Home Medizin Sulfite zum ACDS-Allergen des Jahres gewählt

Sulfite zum ACDS-Allergen des Jahres gewählt

von NFI Redaktion

Sulfites, found in foods, beverages, medications, and personal care products, have been named the „Allergen of the Year“ for 2024 by the American Contact Dermatitis Society (ACDS).

Currently, sulfites are not commonly included in most screening patch test panels, leading to the potential oversight of this relevant contact allergen, stated Dr. Donald V. Belsito, MD, Professor Emeritus in the Department of Dermatology at Columbia University, during his presentation on March 7 at the ACDS Annual Meeting in San Diego. He emphasized that sulfites differ from sulfates and do not cross-react with each other.
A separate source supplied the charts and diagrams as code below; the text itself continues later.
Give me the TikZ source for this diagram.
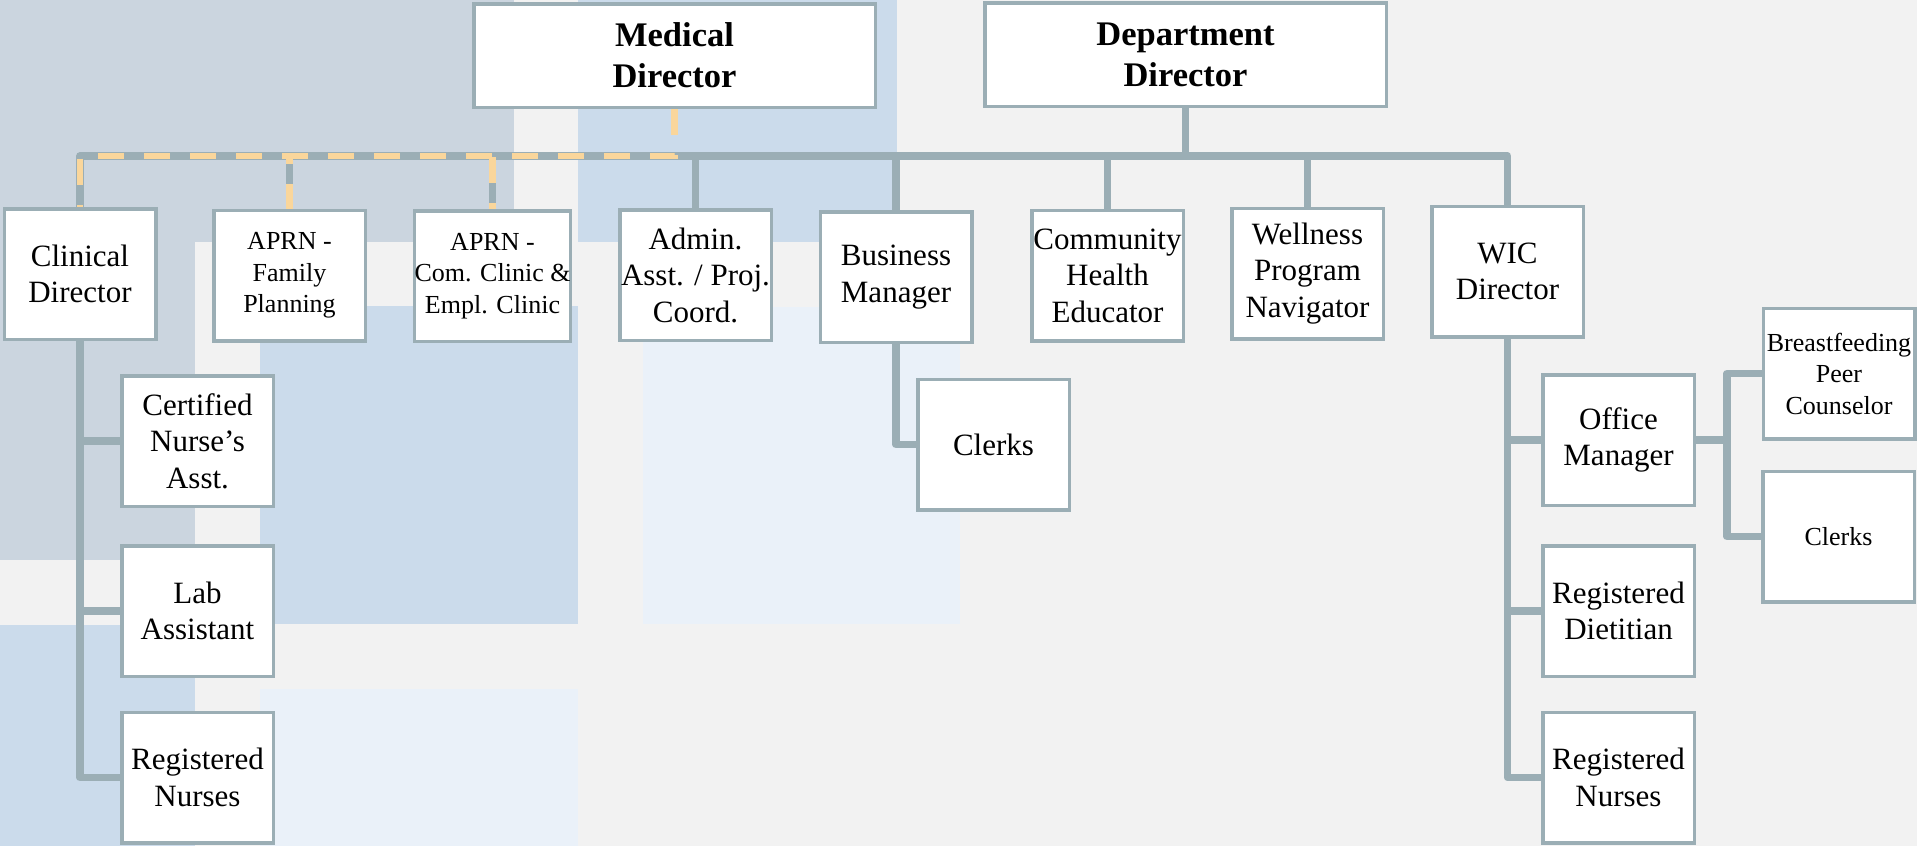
\documentclass[tikz,border=0pt]{standalone}
\usepackage{fontspec}
\setmainfont{Liberation Serif}
\definecolor{bgbase}{HTML}{F2F2F2}
\definecolor{bggray}{HTML}{CBD5DF}
\definecolor{bgblue}{HTML}{CBDBEB}
\definecolor{bglight}{HTML}{EAF1F9}
\definecolor{linecol}{HTML}{9BAEB5}
\definecolor{goldcol}{HTML}{FAD69B}
\pgfdeclarelayer{bglayer}
\pgfdeclarelayer{lines}
\pgfsetlayers{bglayer,lines,main}
\begin{document}
\begin{tikzpicture}[x=1pt,y=-1pt,
  box/.style={draw=linecol, line width=3.5pt, fill=white, align=center, inner sep=0pt,
    minimum width=151.5pt, minimum height=130.5pt, font=\fontsize{31}{36.5}\selectfont},
  smallbox/.style={box, font=\fontsize{26}{31.5}\selectfont},
  topbox/.style={box, minimum width=401.5pt, minimum height=103.5pt,
    font=\fontsize{34.5}{41}\selectfont\bfseries},
  conn/.style={draw=linecol, line width=7.5pt, line join=round},
  dashconn/.style={draw=goldcol, line width=6.5pt, dash pattern=on 26pt off 20pt}]
\useasboundingbox (0,0) rectangle (1917,846);
\begin{pgfonlayer}{bglayer}
  \fill[bgbase] (0,0) rectangle (1917,846);
  \fill[bggray] (0,0) rectangle (514,242);
  \fill[bggray] (0,242) rectangle (195,560);
  \fill[bgblue] (578,0) rectangle (897,242);
  \fill[bgblue] (260,306) rectangle (578,624);
  \fill[bgblue] (0,625) rectangle (195,846);
  \fill[bglight] (643,307) rectangle (960,624);
  \fill[bglight] (260,689) rectangle (578,846);
\end{pgfonlayer}

% top level
\node[topbox] (md) at (674.5,55.5) {Medical\\Director};
\node[topbox] (dd) at (1185.5,54.5) {Department\\Director};

% second row
\node[box] (clin) at (80,274) {Clinical\\Director};
\node[smallbox] (aprnfp) at (289.5,275.5) {APRN -\\Family\\Planning};
\node[smallbox, minimum width=153.5pt] (aprncc) at (492.5,276) {APRN -\\Com. Clinic \&\\Empl. Clinic};
\node[box] (admin) at (695.5,275) {Admin.\\Asst. / Proj.\\Coord.};
\node[box] (bm) at (896,277) {Business\\Manager};
\node[box] (che) at (1107.5,275.5) {Community\\Health\\Educator};
\node[box] (well) at (1307.5,273.5) {Wellness\\Program\\Navigator};
\node[box] (wic) at (1507.5,271.5) {WIC\\Director};

% clinical children
\node[box] (cna) at (197.5,441) {Certified\\Nurse’s\\Asst.};
\node[box] (lab) at (197.5,611) {Lab\\Assistant};
\node[box] (rna) at (197.5,777.5) {Registered\\Nurses};

% business children
\node[box] (clerksa) at (993.5,444.5) {Clerks};

% WIC children
\node[box] (om) at (1618.5,440) {Office\\Manager};
\node[box] (rd) at (1618.5,611) {Registered\\Dietitian};
\node[box] (rnb) at (1618.5,777.5) {Registered\\Nurses};

% office manager children
\node[smallbox] (bpc) at (1839,373.5) {Breastfeeding\\Peer\\Counselor};
\node[smallbox] (clerksb) at (1838.5,536.5) {Clerks};

\coordinate (bus) at (0,156);
\coordinate (omj) at (1727,440);

\begin{pgfonlayer}{lines}
  \foreach \c in {clin,aprnfp,aprncc,admin,bm,che,well,wic}
    \draw[conn] (dd.south) -- (dd.south |- bus) -| (\c.north);
  \foreach \c in {clin,aprnfp,aprncc}
    \draw[dashconn] (md.south) -- (md.south |- bus) -| (\c.north);
  \foreach \c in {cna,lab,rna}
    \draw[conn] (clin.south) |- (\c.west);
  \draw[conn] (bm.south) |- (clerksa.west);
  \foreach \c in {om,rd,rnb}
    \draw[conn] (wic.south) |- (\c.west);
  \draw[conn] (om.east) -- (omj) |- (bpc.west);
  \draw[conn] (om.east) -- (omj) |- (clerksb.west);
\end{pgfonlayer}
\end{tikzpicture}
\end{document}
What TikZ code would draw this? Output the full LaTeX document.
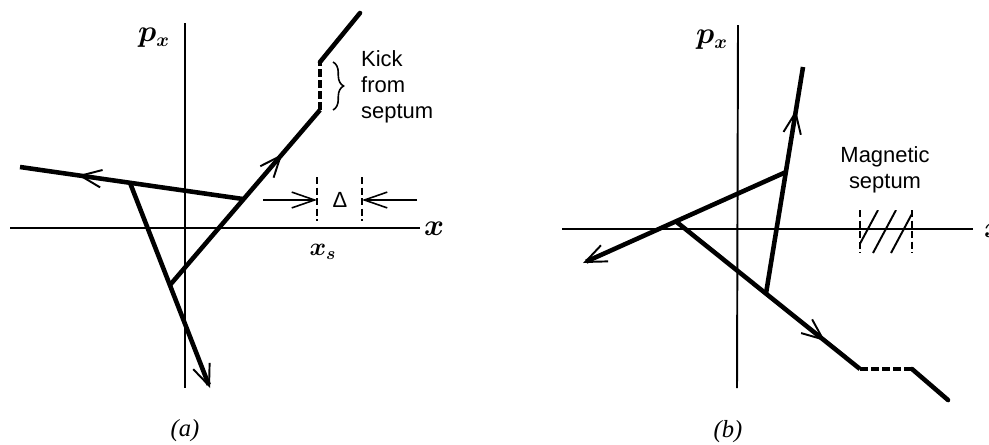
\documentclass[tikz,border=0pt]{standalone}
\usepackage{fontspec}
\setmainfont{Liberation Serif}
\newfontfamily\lsans{Liberation Sans}
\usetikzlibrary{arrows.meta,decorations.markings,decorations.pathreplacing}
\tikzset{
  mybarb/.tip={Straight Barb[length=12pt,width=10pt,line width=1.1pt]},
  dimbarb/.tip={Straight Barb[length=13pt,width=9pt,line width=0.9pt]},
  axis/.style={line width=1.1pt},
  traj/.style={line width=2.6pt},
  thindash/.style={line width=0.9pt,dash pattern=on 4pt off 2pt},
  thickdash/.style={line width=2.6pt,dash pattern=on 4.5pt off 1.8pt},
  midarr/.style={postaction={decorate,decoration={markings,mark=at position #1 with {\arrow{mybarb}}}}},
  lab/.style={font=\lsans\fontsize{12.5}{14.7}\selectfont},
  mlab/.style={font=\fontsize{16}{18}\selectfont\boldmath},
  slab/.style={font=\fontsize{14}{16}\selectfont\boldmath},
  caplab/.style={font=\fontsize{14}{16}\selectfont\itshape},
}
\begin{document}
\begin{tikzpicture}[x=0.02cm,y=-0.02cm]
\useasboundingbox (0,0) rectangle (989,444);

% ---------- panel (a) ----------
\coordinate (aXl) at (10,228);
\coordinate (aXr) at (420,228);
\coordinate (aYt) at (185,23);
\coordinate (aYb) at (185,388);
\draw[axis] (aXl) -- (aXr);
\draw[axis] (aYt) -- (aYb);
\node[mlab] (apx) at (154,38) {$p_x$};
\node[mlab] (ax) at (434,229) {$x$};
\node[slab] (axs) at (323,252) {$x_s$};

\coordinate (A1) at (20,167);
\coordinate (A2) at (130,182.8);
\coordinate (A3) at (243,199);
\coordinate (A4) at (170,285);
\coordinate (A5) at (210,388);
\coordinate (A6) at (320,110);
\coordinate (A7) at (320,62);
\coordinate (A8) at (360,13);

\draw[traj,midarr=0.74] (A3) -- (A1);
\draw[traj,-{mybarb}] (A2) -- (A5);
\draw[traj,midarr=0.75,line join=round] (A4) -- (A6);
\draw[thickdash] (A6) -- (A7);
\draw[traj,line cap=round] (A7) -- (A8);

\coordinate (Bt) at (333,62);
\coordinate (Bb) at (333,110);
\draw[line width=0.9pt,decorate,decoration={brace,amplitude=6pt}] (Bt) -- (Bb);
\node[lab,align=left,anchor=west] (kick) at (355,87) {Kick\\from\\septum};

\coordinate (D1) at (263,200);
\coordinate (D2) at (317,200);
\coordinate (D3) at (417,200);
\coordinate (D4) at (362,200);
\coordinate (V1t) at (317,177);
\coordinate (V1b) at (317,221);
\coordinate (V2t) at (362,177);
\coordinate (V2b) at (362,221);
\draw[line width=0.9pt,-{dimbarb}] (D1) -- (D2);
\draw[line width=0.9pt,-{dimbarb}] (D3) -- (D4);
\draw[thindash] (V1t) -- (V1b);
\draw[thindash] (V2t) -- (V2b);
\node[lab] (delta) at (340,200) {Δ};

\node[caplab] (capa) at (185,431) {(a)};

% ---------- panel (b) ----------
\coordinate (bXl) at (562,229);
\coordinate (bXr) at (973,229);
\coordinate (bYt) at (738,25);
\coordinate (bYb) at (737,388);
\draw[axis] (bXl) -- (bXr);
\draw[axis] (bYt) -- (bYb);
\node[mlab] (bpx) at (712,40) {$p_x$};
\node[mlab] (bx) at (994,231) {$x$};

\coordinate (B1) at (786,172);
\coordinate (B2) at (583,263);
\coordinate (B3) at (676,221.5);
\coordinate (B4) at (766,293.5);
\coordinate (B5) at (860,369);
\coordinate (B6) at (912,369);
\coordinate (B7) at (948,400);
\coordinate (B8) at (803,67);

\draw[traj,-{mybarb}] (B1) -- (B2);
\draw[traj,midarr=0.81] (B3) -- (B5);
\draw[traj,midarr=0.81] (B4) -- (B8);
\draw[thickdash] (B5) -- (B6);
\draw[traj,line cap=round] (B6) -- (B7);

\coordinate (S1) at (860,210);
\coordinate (S2) at (912,253);
\coordinate (S1b) at (860,253);
\coordinate (S2t) at (912,210);
\draw[thindash] (S1) -- (S1b);
\draw[thindash] (S2t) -- (S2);
\begin{scope}
\clip (S1) rectangle (S2);
\foreach \k in {855,873,891} {
  \draw[line width=1.1pt] (\k,253) -- ++(23,-43);
}
\end{scope}
\node[lab,align=center] (mag) at (885,170) {Magnetic\\septum};

\node[caplab] (capb) at (728,432) {(b)};
\end{tikzpicture}
\end{document}
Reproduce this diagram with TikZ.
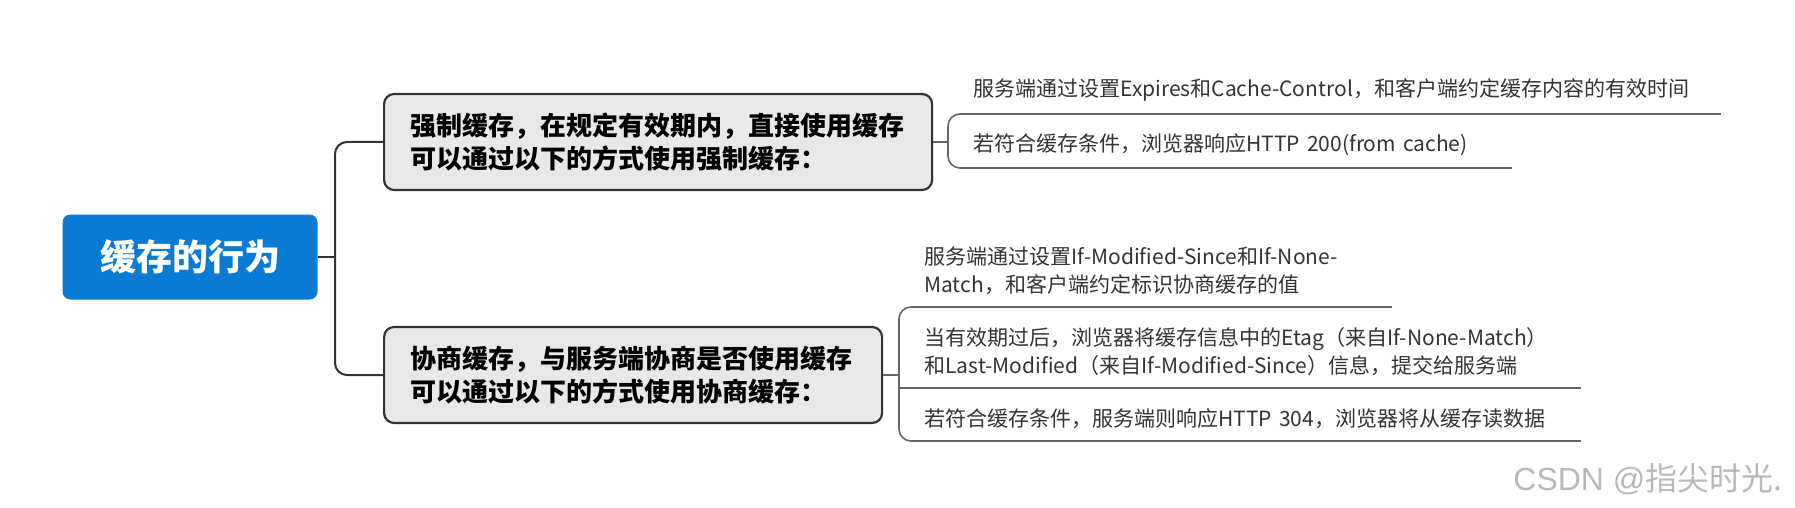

Sodium disulfite, an inorganic compound, belongs to a group of sulfiting agents containing the sulfite ion SO32−. This group includes ammonium sulfite, potassium sulfite, and sodium sulfite, explained Belsito. Sulfites function as antioxidants and preservatives in a variety of products, including food and beverages, personal care products, and medications.

The type of sulfite allergy diagnosed through patch testing is a Type IV hypersensitivity or delayed-type hypersensitivity, where patients may exhibit itchy, red, scaly macules, papulovesicles, and patches, as reported by Belsito in Medscape Medical News. He highlighted that it is not the immediate Type I hypersensitivity that causes hives and, in some cases, anaphylaxis. However, sulfites can also provoke these reactions, underscoring the importance of accurate labeling on foods and beverages.

Common non-occupational sources of sulfites include hair coloring and bleaching agents, hairspray, tanning lotions, makeup, sunscreen, and deodorants, Belsito noted in his presentation. Medications like topical antifungals, topical corticosteroids, and nasal solutions may also be culprits, as well as water in swimming pools, he added.

In the occupational setting, sulfites can be present not only in foods and beverages but also in manufacturing processes, such as those used for sterilization during beer and wine fermentation, as highlighted by Belsito. Other potential occupational sources of sulfite exposure include healthcare settings, as well as the textile, chemical, rubber, and pharmaceutical industries.

Foods with high sulfite content (>100 ppm) include dried fruits (with raisins and prunes as exceptions), bottled lemon or lime juice (but not frozen products), wine, molasses, grape juice (white or red, including rosé), and pickled cocktail onions, according to Belsito.

Identifying a Sulfite Allergy

„Most cases of allergic contact dermatitis occur at the site of allergen application,“ he stated in Medscape Medical News. Depending on the location of dermatitis, a detailed history of exposures, including cosmetics, topical medications, work-related materials, as well as foods and beverages, can help point towards a sulfite allergy, he suggested.

Given the diversity of potential clinical presentations and varied exposure to sulfites, Belsito’s advice for physicians is to routinely screen for sulfites and evaluate the many exposure possibilities when a patch test yields a positive result.

Belsito expressed that, in his opinion, further research on sulfites as allergens is not currently necessary; instead, sulfites like sodium metabisulfite/sodium disulfite should be included in all physicians‘ basic screening series, he recommended.

In a recent issue of Dermatitis, sulfites were also named the Allergen of the Year. The authors, Samuel F. Ekstein, MS, and Erin M. Warshaw, MD, from the Department of Dermatology at Park Nicollet Health Services in Minneapolis, Minnesota, pointed out that the ACDS aimed to raise awareness of sulfites as a „significant allergen“ and called for their increased inclusion in screening patch test panels.

Patients with sulfite allergies can find alternative products on the ACDS CAMP (Contact Allergen Management Program) website, as noted by Warshaw in an interview.

Warshaw also highlighted some instances of sulfites as allergens, particularly in healthcare settings. She described a patient presenting with dermatitis at a site where three hand orthopedic procedures had been performed previously.

„Although surgical cleansing agents were suspected, the patient reacted to sodium metabisulfite. Reviewing the contact agents in the operating room confirmed the use of sulfites as preservatives in an injectable anesthetic and antibiotic for wound irrigation,“ she stated. Another patient, treated for recurrent otitis externa and seborrheic dermatitis, was found to have an allergy to sulfites in an antibiotic suspension in the ear and in a ketoconazole cream product, she added.

In their paper, Warshaw and Ekstein advocated for the addition of sulfites to testing panels. While the NACDG included sodium metabisulfite in its series in 2017, sulfites are not part of the American Contact Dermatitis Core Series, they wrote. They also noted that sodium metabisulfite was included in the European baseline standard series after reviewing patch test reactivity and clinical relevance data for 2019-2020.

The ACDS meeting takes place annually on the day before the American Academy of Dermatology’s annual meeting.

Belsito had no financial conflicts to disclose. Warshaw had no financial conflicts to disclose.